Top central bankers present and past on Wednesday joined forces against a plan to strip the Fed of its oversight of smaller banks, saying the knowledge it gains from that role is vital to monetary policy.
U.S. Federal Reserve Chairman Ben Bernanke urged lawmakers to reconsider an element of a Senate regulatory overhaul bill that would shift supervision of thousands of banks to other regulators.
The insights provided by our role in supervising a range of banks, including community banks, significantly increase our effectiveness in making monetary policy and fostering financial stability, he told the House of Representatives Financial Services Committee.
Former Fed Chairman Paul Volcker joined Bernanke in defending the Fed's role in supervising smaller firms.
The Fed's regional roots would be weaker and a useful source of information lost, he said. Volcker is now an economic adviser to the Obama White House.
Lawmakers have heaped criticism on the institution for oversight lapses that contributed to the worst financial crisis in generations. Congressional proposals to overhaul financial supervision could redistribute regulatory powers among different regulatory agencies.
Senate Banking Committee Chairman Christopher Dodd, who has called the Fed's regulatory performance in the run-up to the crisis an abysmal failure, proposed in November stripping the central bank of its bank oversight powers.

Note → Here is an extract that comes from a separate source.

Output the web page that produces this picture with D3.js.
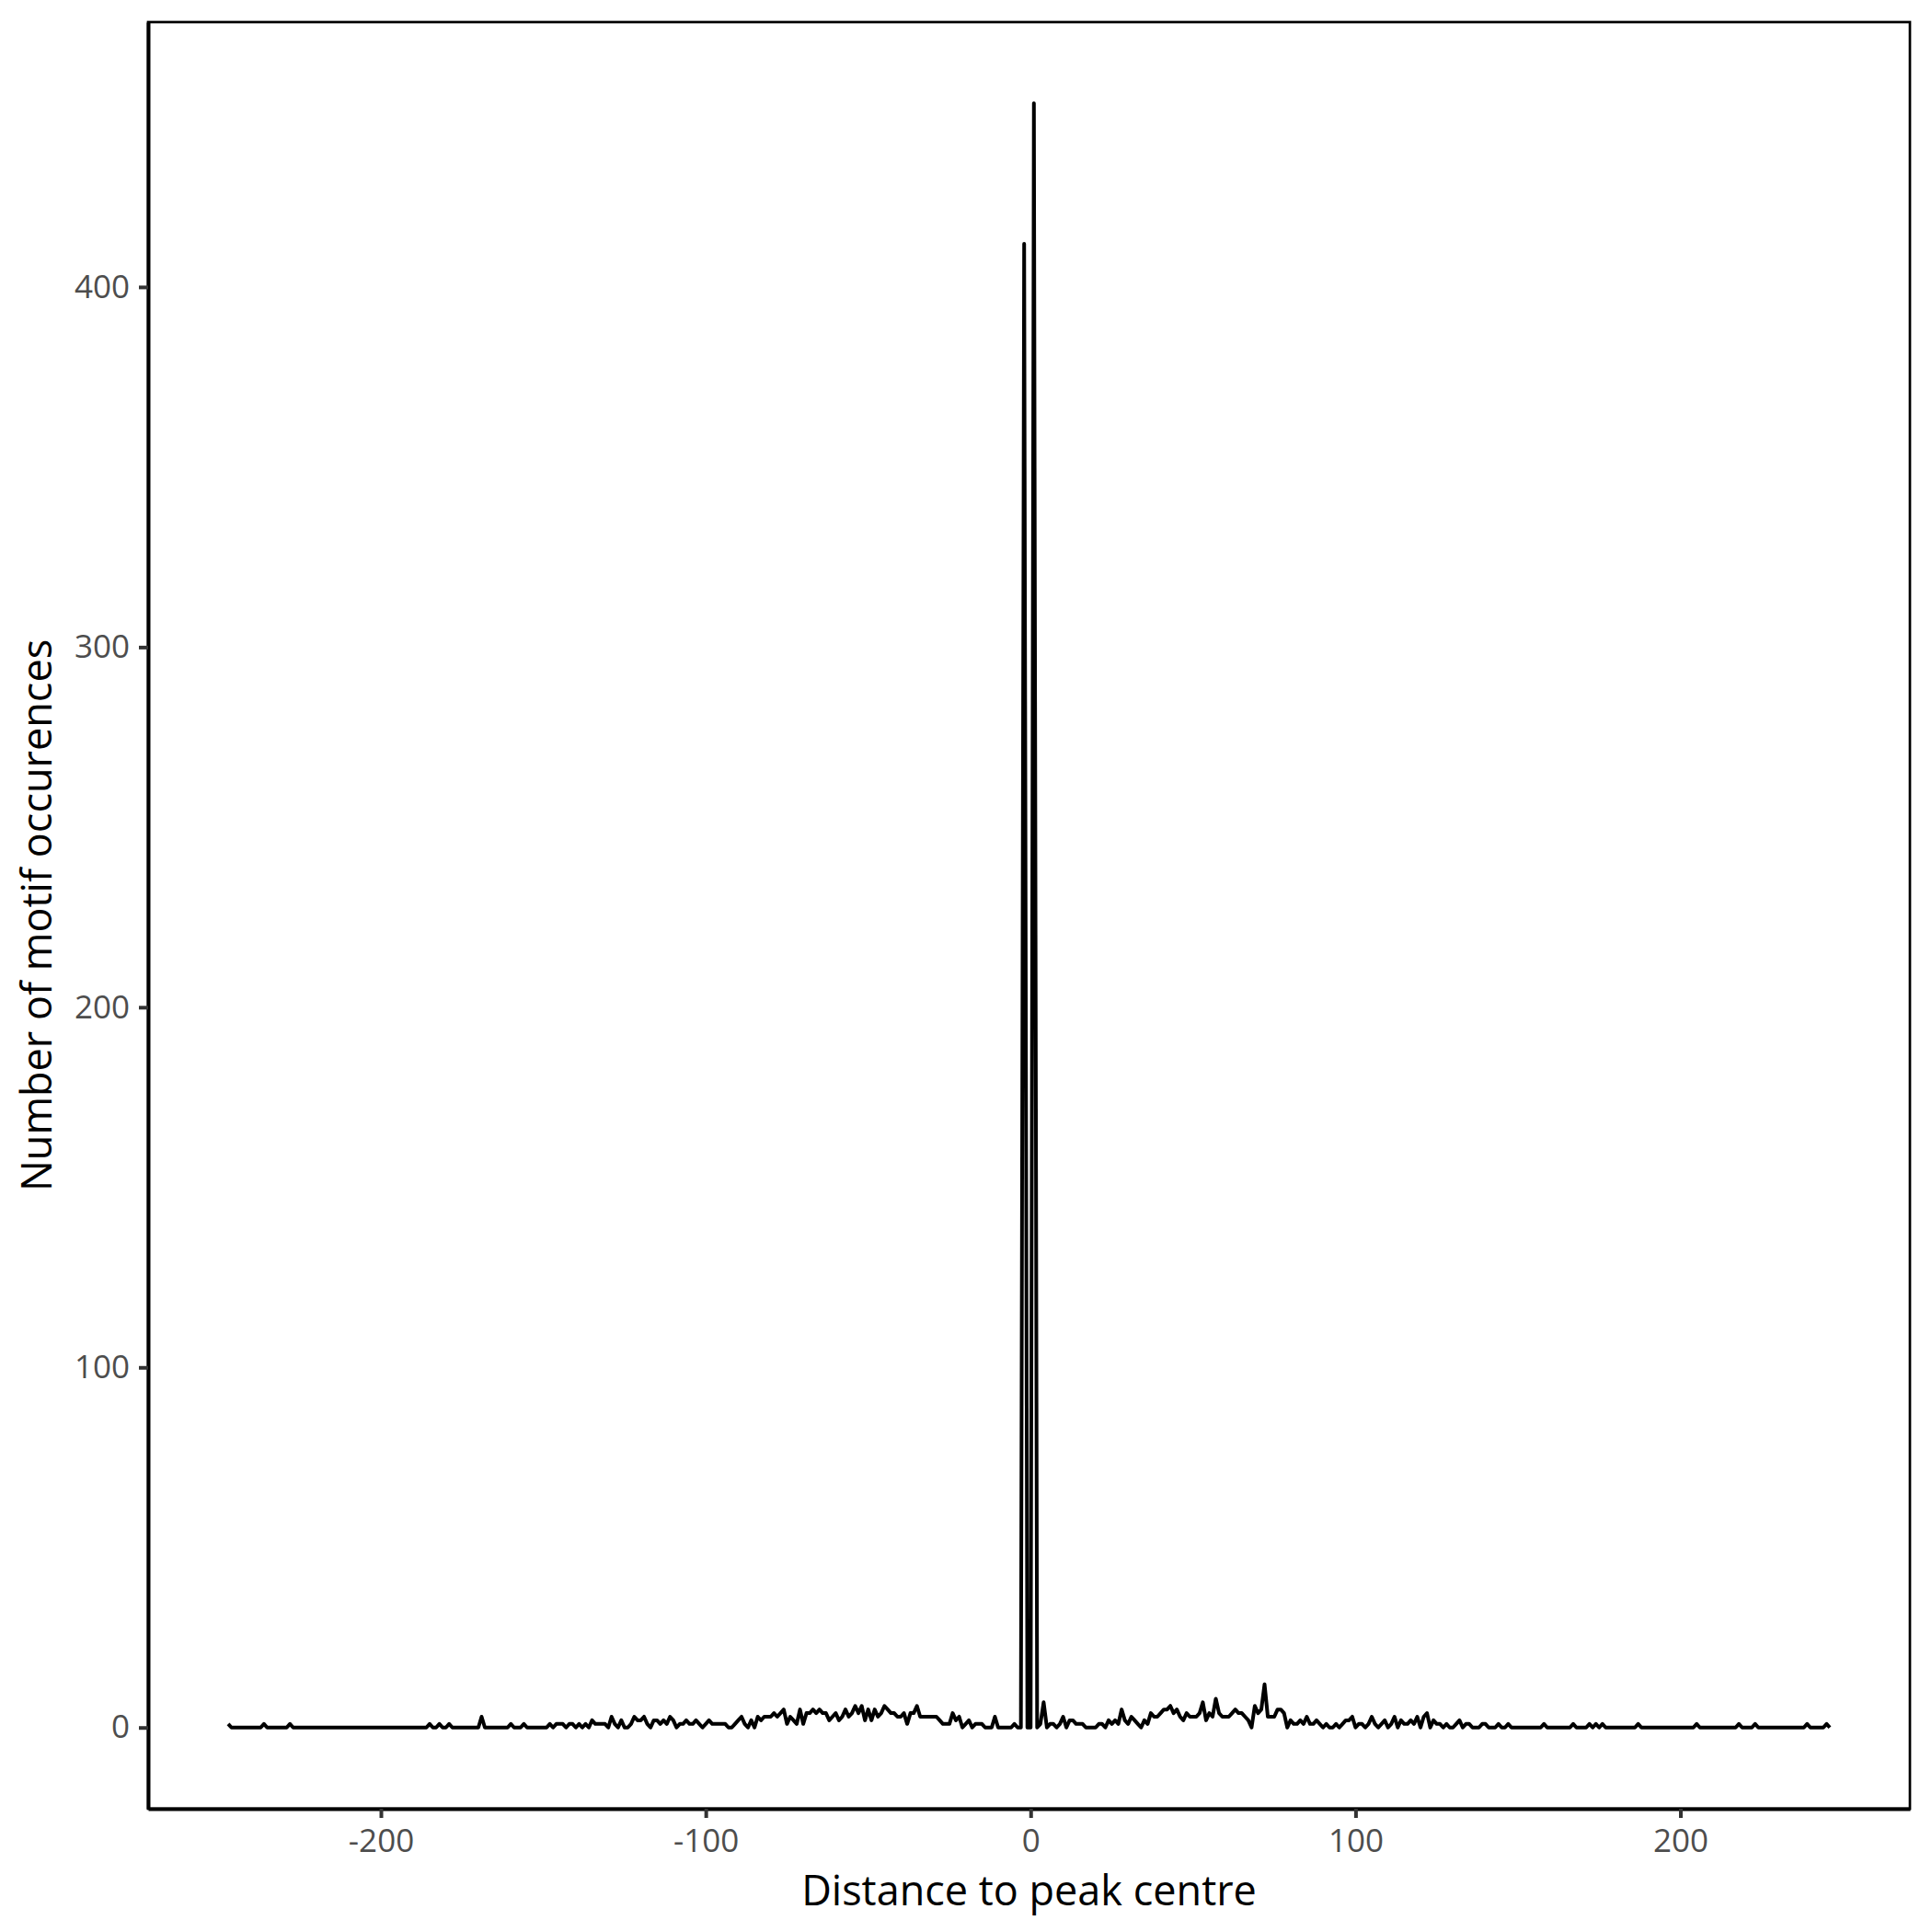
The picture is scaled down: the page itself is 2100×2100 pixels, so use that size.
<!DOCTYPE html>
<html>
<head>
<meta charset="utf-8">
<script src="https://cdn.jsdelivr.net/npm/d3@7"></script>
<style>
  body { margin: 0; background: #fff; }
</style>
</head>
<body>
<svg id="chart" width="2100" height="2100"></svg>
<script>
// distance of the first bin, one count per bp
let distStart = -247;

// counts from -247 to -3
let leftFlank = [
  1,0,0,0,0,0,0,0,0,0,
  0,1,0,0,0,0,0,0,0,1,
  0,0,0,0,0,0,0,0,0,0,
  0,0,0,0,0,0,0,0,0,0,
  0,0,0,0,0,0,0,0,0,0,
  0,0,0,0,0,0,0,0,0,0,
  0,0,1,0,0,1,0,0,1,0,
  0,0,0,0,0,0,0,0,3,0,
  0,0,0,0,0,0,0,1,0,0,
  0,1,0,0,0,0,0,0,0,1,
  0,1,1,1,0,1,1,0,1,0,
  1,0,2,1,1,1,1,0,3,1,
  0,2,0,0,1,3,2,2,3,1,
  0,2,2,1,2,1,3,2,0,1,
  1,2,1,1,2,1,0,1,2,1,
  1,1,1,1,0,0,1,2,3,1,
  0,2,0,3,2,3,3,3,4,3,
  4,5,1,3,2,1,5,1,4,4,
  5,4,5,4,4,2,3,4,2,3,
  5,3,4,6,4,6,2,5,2,5,
  3,4,6,5,4,4,3,3,4,1,
  4,4,6,3,3,3,3,3,3,2,
  1,1,1,4,2,3,0,1,2,0,
  1,1,1,0,0,0,3,0,0,0,
  0,0,1,0,0
];

// counts from -2 to 2
let centre = [412, 0, 0, 451, 0];

// counts from 3 to 246
let rightFlank = [
  1,7,0,1,1,0,1,3,0,2,
  2,1,1,1,0,0,0,0,1,1,
  0,2,1,2,1,5,2,1,3,2,
  1,0,2,1,4,3,3,4,5,5,
  6,4,5,3,2,4,3,3,3,4,
  7,2,4,3,8,4,3,3,3,4,
  5,4,4,3,2,0,6,4,5,12,
  3,3,3,5,5,4,0,2,1,1,
  2,1,3,1,1,2,1,0,1,0,
  0,1,0,1,2,2,3,0,1,1,
  0,1,3,1,0,1,2,0,1,3,
  0,2,1,1,2,1,3,0,3,4,
  0,2,1,1,0,1,0,0,1,2,
  0,1,1,0,0,0,1,1,0,0,
  0,1,0,0,1,0,0,0,0,0,
  0,0,0,0,0,1,0,0,0,0,
  0,0,0,0,1,0,0,0,0,1,
  0,1,0,1,0,0,0,0,0,0,
  0,0,0,0,1,0,0,0,0,0,
  0,0,0,0,0,0,0,0,0,0,
  0,0,1,0,0,0,0,0,0,0,
  0,0,0,0,0,1,0,0,0,0,
  1,0,0,0,0,0,0,0,0,0,
  0,0,0,0,0,0,1,0,0,0,
  0,0,1,0
];

let xTicks = [-200, -100, 0, 100, 200];
let yTicks = [0, 100, 200, 300, 400];

let counts = leftFlank.concat(centre, rightFlank);
let data = counts.map((c, i) => ({dist: distStart + i, n: c}));

let margin = {top: 24, right: 24, bottom: 134, left: 161};
let width = 2100, height = 2100;

function expand(ext, f = 0.05){
  let pad = (ext[1] - ext[0]) * f;
  return [ext[0] - pad, ext[1] + pad];
}

let x = d3.scaleLinear()
  .domain(expand(d3.extent(data, d => d.dist)))
  .range([margin.left, width - margin.right]);
let y = d3.scaleLinear()
  .domain(expand([0, d3.max(data, d => d.n)]))
  .range([height - margin.bottom, margin.top]);

let svg = d3.select("#chart");
let font = "'Open Sans', 'Noto Sans', sans-serif";

// panel border
svg.append("rect")
  .attr("x", margin.left)
  .attr("y", margin.top)
  .attr("width", width - margin.left - margin.right)
  .attr("height", height - margin.top - margin.bottom)
  .attr("fill", "none")
  .attr("stroke", "#000")
  .attr("stroke-width", 2.7);

let line = d3.line()
  .x(d => x(d.dist))
  .y(d => y(d.n));

svg.append("path")
  .datum(data)
  .attr("fill", "none")
  .attr("stroke", "#000")
  .attr("stroke-width", 4)
  .attr("stroke-linejoin", "round")
  .attr("d", line);

// axes, plain hyphen for negatives like ggplot
let fmt = d => String(d);
let xAxis = svg.append("g")
  .attr("transform", `translate(0,${height - margin.bottom})`)
  .call(d3.axisBottom(x).tickValues(xTicks).tickFormat(fmt).tickSize(10).tickPadding(7).tickSizeOuter(0));
let yAxis = svg.append("g")
  .attr("transform", `translate(${margin.left},0)`)
  .call(d3.axisLeft(y).tickValues(yTicks).tickFormat(fmt).tickSize(10).tickPadding(10).tickSizeOuter(0));

[xAxis, yAxis].forEach(g => {
  g.select(".domain").attr("stroke", "#000").attr("stroke-width", 4);
  g.selectAll(".tick line").attr("stroke", "#333").attr("stroke-width", 4);
  g.selectAll(".tick text")
    .attr("fill", "#4d4d4d")
    .attr("font-family", font)
    .attr("font-size", 35);
});
xAxis.selectAll(".tick text").attr("dy", "0.85em");

svg.append("text")
  .attr("x", (margin.left + width - margin.right) / 2)
  .attr("y", 2071)
  .attr("text-anchor", "middle")
  .attr("font-family", font)
  .attr("font-size", 45)
  .attr("fill", "#000")
  .text("Distance to peak centre");

svg.append("text")
  .attr("transform", `translate(56,${(margin.top + height - margin.bottom) / 2}) rotate(-90)`)
  .attr("text-anchor", "middle")
  .attr("font-family", font)
  .attr("font-size", 45)
  .attr("fill", "#000")
  .text("Number of motif occurences");
</script>
</body>
</html>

Revised legislation he unveiled on Monday would allow the Fed to oversee banks and important financial firms with assets greater than $50 billion.
However, the measure would pull the Fed out of supervision of more than 5,000 smaller bank holding companies and state-chartered banks, handing those responsibilities to the Federal Deposit Insurance Corp and the Office of the Comptroller of the Currency.

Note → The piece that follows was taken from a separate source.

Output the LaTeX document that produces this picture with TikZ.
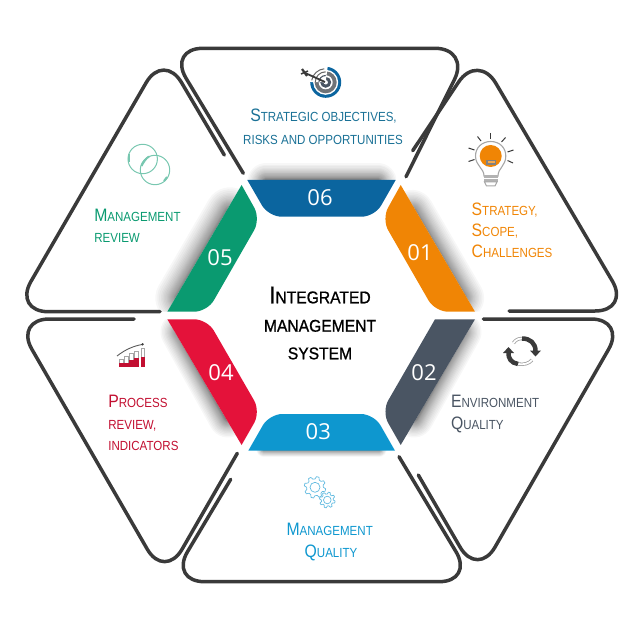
\documentclass[tikz,border=0pt]{standalone}
\usepackage{fontspec}
\setmainfont[FakeStretch=0.875]{Liberation Sans}
\newfontfamily\numfont{Open Sans}
\newfontfamily\centrefont[FakeStretch=0.92,FakeBold=1]{Liberation Sans}
\usetikzlibrary{calc,arrows.meta}
\definecolor{cA}{HTML}{F08505}
\definecolor{cB}{HTML}{4A5563}
\definecolor{cC}{HTML}{0E97CF}
\definecolor{cD}{HTML}{E4123A}
\definecolor{cE}{HTML}{0A9A70}
\definecolor{cF}{HTML}{0B659F}
\definecolor{tF}{HTML}{1A7196}
\definecolor{outl}{HTML}{3A3A3A}
\newcommand{\bigsm}[2]{{\fontsize{18}{18}\selectfont #1}{\fontsize{13.2}{13.2}\selectfont #2}}
\newcommand{\smo}[1]{{\fontsize{13.2}{13.2}\selectfont #1}}
% #3 scales a falloff that is dense near the edge and thin far from it
\newcommand{\softshadow}[4]{%
  \begin{scope}\clip #4;
  \foreach \w in {1,2,3,4,5,6,7,8,9,10,11,12,13,14,16,18,20,22,24,26,28,31,34,37,40,44,48,52}{\draw[line width=\w*#3 pt,black,opacity=.032,line cap=round] #1 -- #2;}
  \end{scope}}
\tikzset{
  x=1pt,y=-1pt,
  outline/.style={draw=outl,line width=3.5pt,line cap=round,line join=round,rounded corners=35pt},
  lab/.style={anchor=base west,inner sep=0pt,outer sep=0pt},
  clab/.style={anchor=base,inner sep=0pt,outer sep=0pt},
  num/.style={text=white,inner sep=0pt,font=\numfont\fontsize{22}{22}\selectfont},
}
\begin{document}
\begin{tikzpicture}
\useasboundingbox (0,0) rectangle (636,636);
% outlines
\draw[outline] (243.3,173.3) -- (168,48.3) -- (470,48.3) -- (406,176.7);
\draw[outline] (412.7,150.7) -- (478,53) -- (630,311) -- (509,311);
\draw[outline] (483.3,319) -- (626,319) -- (477.6,577.4) -- (418.3,475);
\draw[outline] (230.7,479.3) -- (169.6,581.7) -- (474,581.7) -- (399,456.7);
\draw[outline] (134,319) -- (14.4,319) -- (164.7,579.4) -- (237.3,453.3);
\draw[outline] (160,311.7) -- (13.4,311.7) -- (163.7,52.4) -- (224.3,155);
% shadows
\softshadow{(266,182)}{(378,182)}{0.72}{(247,180) -- (396,180) -- (396,140) -- (247,140) -- cycle}
\softshadow{(412,212)}{(462,298)}{0.85}{(400.7,185) -- (475,311.7) -- (525,311.7) -- (445,165) -- cycle}
\softshadow{(462,332)}{(414,418)}{0.75}{(475,319.3) -- (400.7,445) -- (440,470) -- (525,319.3) -- cycle}
\softshadow{(264,449)}{(379,449)}{0.3}{(248,450.7) -- (395,450.7) -- (395,480) -- (248,480) -- cycle}
\softshadow{(180,332)}{(228,418)}{0.75}{(167.3,319.3) -- (241.6,445) -- (200,470) -- (118,319.3) -- cycle}
\softshadow{(180,298)}{(230,212)}{0.95}{(241.6,185) -- (167.3,311.7) -- (118,311.7) -- (200,165) -- cycle}
% segments
\fill[cF] (247.3,180) [rounded corners=13pt] -- (268.5,216.7) -- (374.7,216.7) [sharp corners] -- (395.7,180) -- cycle;
\fill[cA] (400.7,185) [rounded corners=13pt] -- (381.7,219) -- (435,311.7) [sharp corners] -- (475,311.7) -- cycle;
\fill[cB] (475,319.3) -- (435,319.3) [rounded corners=13pt] -- (381.7,411.7) [sharp corners] -- (400.7,445) -- cycle;
\fill[cC] (248.3,450.7) [rounded corners=13pt] -- (269.3,414) -- (374,414) [sharp corners] -- (395,450.7) -- cycle;
\fill[cD] (167.3,319.3) [rounded corners=13pt] -- (207.3,319.3) -- (260.6,411.7) [sharp corners] -- (241.6,445) -- cycle;
\fill[cE] (241.6,185) [rounded corners=13pt] -- (260.6,219) -- (207.3,311.7) [sharp corners] -- (167.3,311.7) -- cycle;
% numbers
\node[num] (n06) at (320,197.3) {06};
\node[num] (n01) at (420,252.7) {01};
\node[num] (n02) at (424,372.7) {02};
\node[num] (n03) at (318.3,431.7) {03};
\node[num] (n04) at (221,372.7) {04};
\node[num] (n05) at (220,257.3) {05};
% centre
\node[clab,text=black] (c1) at (320,303.3) {\centrefont{\fontsize{24}{24}\selectfont I}{\fontsize{17}{17}\selectfont NTEGRATED}};
\node[clab,text=black] (c2) at (320,331.7) {\centrefont\fontsize{17}{17}\selectfont MANAGEMENT};
\node[clab,text=black] (c3) at (320,359.3) {\centrefont\fontsize{17}{17}\selectfont SYSTEM};
% labels
\node[clab,text=tF] (l6a) at (323.5,121.7) {\bigsm{S}{TRATEGIC OBJECTIVES,}};
\node[clab,text=tF] (l6b) at (323,144.3) {\smo{RISKS AND OPPORTUNITIES}};
\node[lab,text=cA] (l1a) at (471.7,215) {\bigsm{S}{TRATEGY,}};
\node[lab,text=cA] (l1b) at (471.7,236.7) {\bigsm{S}{COPE,}};
\node[lab,text=cA] (l1c) at (471.7,257.7) {\bigsm{C}{HALLENGES}};
\node[lab,text=cB] (l2a) at (451,407.3) {\bigsm{E}{NVIRONMENT}};
\node[lab,text=cB] (l2b) at (451,429) {\bigsm{Q}{UALITY}};
\node[clab,text=cC] (l3a) at (329.7,535) {\bigsm{M}{ANAGEMENT}};
\node[clab,text=cC] (l3b) at (331,557.3) {\bigsm{Q}{UALITY}};
\node[lab,text=cD!85!black] (l4a) at (108.3,407.3) {\bigsm{P}{ROCESS}};
\node[lab,text=cD!85!black] (l4b) at (108.3,429.3) {\smo{REVIEW,}};
\node[lab,text=cD!85!black] (l4c) at (108.3,450) {\smo{INDICATORS}};
\node[lab,text=cE] (l5a) at (94.3,221) {\bigsm{M}{ANAGEMENT}};
\node[lab,text=cE] (l5b) at (94.3,242.7) {\smo{REVIEW}};
% icon: target
\fill[cF] (325.7,82.3) circle[radius=15.5];
\fill[white] (325.7,82.3) circle[radius=12.5];
\fill[gray!70!cB] (325.7,82.3) circle[radius=11];
\fill[white] (325.7,82.3) circle[radius=7];
\fill[cB] (325.7,82.3) circle[radius=5.5];
\fill[white] (325.7,82.3) circle[radius=2.2];
\fill[white] (325.7,82.3) -- (307,82) -- (305,70) -- (316,63) -- (328,64) -- cycle;
\draw[gray!80!black,line width=1pt] (325.7,82.3) ++(-14,-2) arc[start angle=190,end angle=265,radius=14];
\draw[gray!80!black,line width=1pt] (325.7,82.3) ++(-10.5,0) arc[start angle=180,end angle=270,radius=10.5];
\draw[cB,line width=1.1pt] (325.7,82.3) ++(-6.8,0) arc[start angle=180,end angle=270,radius=6.8];
\draw[outl,line width=1.8pt] (303,72) -- (325,82);
\draw[outl,line width=2.2pt] (302,69) -- (307,76);
\draw[outl,line width=1.5pt] (301,74) -- (308,71);
% icon: bulb
\fill[white,draw=gray!70,line width=1.1pt] (484,176) .. controls (484,168) and (475.5,166) .. (475.5,156) .. controls (475.5,147.5) and (482,141.5) .. (490.7,141.5) .. controls (499.4,141.5) and (505.8,147.5) .. (505.8,156) .. controls (505.8,166) and (498,168) .. (498,176) -- cycle;
\fill[cA] (490.7,156) circle[radius=11];
\fill[gray!60!black!70] (486,160) rectangle (496,165);
\fill[cA!70!white] (487.5,161) rectangle (494.5,163);
\fill[gray!60] (483.5,175) rectangle (498,182);
\draw[white,line width=.7pt] (483.5,178) -- (498,178);
\draw[gray!70,line width=1pt,fill=white] (484.5,182) -- (497,182) -- (495,186) -- (486.5,186) -- cycle;
\foreach \a/\b/\c/\d in {490.7/133/490.7/139,477.5/136.5/481/141,505.5/137.5/501.5/142,468.5/148/474.5/150,513.5/150/507.5/152,468.5/161.5/474.5/159.5,513/163/507.5/160.5}{\draw[outl,line width=1pt] (\a,\b) -- (\c,\d);}
% icon: cycle
\draw[gray!75,line width=3.4pt] (522,338.5) .. controls (518,338.5) and (515.5,340) .. (513.5,343);
\draw[white,line width=1.8pt] (522,338.5) .. controls (518,338.5) and (515.5,340) .. (513.5,343);
\draw[gray!75,line width=3.4pt] (518,364) .. controls (524,365) and (529,363.5) .. (532,360);
\draw[white,line width=1.8pt] (518,364) .. controls (524,365) and (529,363.5) .. (532,360);
\draw[outl,line width=4.5pt] (522,338.5) .. controls (530,338.5) and (535.5,343) .. (535.5,351);
\fill[outl] (530,350.5) -- (541,350.5) -- (535.5,356.5) -- cycle;
\draw[outl,line width=4.5pt] (518,364) .. controls (511,363) and (508,358) .. (508.5,352.5);
\fill[outl] (503,353) -- (514,353) -- (508.5,347) -- cycle;
% icon: gears
\foreach \x/\y/\r/\R/\q in {315/487.3/8.4/10.8/5,327.3/500/6/7.9/3.8}{
  \draw[cC!65!white,line width=.7pt,line join=round] ($(\x,\y)+(0:\r)$)
    foreach \k in {0,...,7}{ -- ($(\x,\y)+(\k*45+8:\R)$) -- ($(\x,\y)+(\k*45+22:\R)$) -- ($(\x,\y)+(\k*45+30:\r)$) -- ($(\x,\y)+(\k*45+45:\r)$)} -- cycle;
  \draw[cC!65!white,line width=.7pt] (\x,\y) circle[radius=\q];
}
% icon: bars
\foreach \x/\t/\f in {121.5/359/363,126.5/356.7/363,131.5/353/360,136.5/351/358.3,143/348/356.7}{
  \draw[gray!70,line width=.8pt] (\x-1.8,367) -- (\x-1.8,\t) -- (\x+1.8,\t) -- (\x+1.8,367);
  \fill[cD!85!black] (\x-2.2,\f) rectangle (\x+2.2,367.3);
}
\draw[gray!70!black,line width=.9pt] (117,356) .. controls (126,349) and (134,346) .. (142,344.5);
\fill[outl] (142.5,344.3) circle[radius=1.3];
% icon: rings
\draw[cE!55!white,line width=1pt] (142.7,159) circle[radius=14.7];
\draw[cE!55!white,line width=1pt] (155,170) circle[radius=14.7];
\draw[cE!55!white,line width=2pt] (141.5,166) .. controls (143,163) and (146,158) .. (149,156.5);
\draw[cE!55!white,line width=2pt] (128.5,154) -- (128.5,162);
\draw[cE!55!white,line width=2pt] (164,181) -- (167,177);
\end{tikzpicture}
\end{document}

Bernanke argued that small banks provide the Fed with an important window into financial conditions throughout the nation's economy.
We are quite concerned by proposals to make the Fed a regulator only of the biggest banks, making us essentially the 'too big to fail' regulator, he said. We want to have a connection to Main Street as well as to Wall Street.
The 11 regional Federal Reserve Banks outside Washington and New York would likely see their responsibilities shrink if the Fed no longer oversees smaller banks.
Regional Fed banks have come under fire because many of their directors are chosen by banks, leading to charges of regulatory conflicts of interest. Bernanke acknowledged the perception exists but said it is not grounded in reality.
However, he said the Fed would be open to changes in the way regional Fed bank boards are selected.
Public resentment at the government's bailout of large financial institutions and anger over a deep recession have helped make regulatory reform a top priority for the Obama administration and lawmakers in a midterm election year.
Passage of financial reform legislation is uncertain in the Senate where many Republicans remain opposed to the measure Dodd has unveiled.
The House has passed a bill that would leave the Fed in charge of supervising smaller banks.
But the House measure contains a provision which the Fed strongly objects to that would allow Congress to review the Fed's monetary policy decisions -- a provision that is not in Dodd's proposed bill.
Financial Services Committee Chairman Barney Frank said he expects lawmakers to meet to meld the House and Senate bills in April or early May.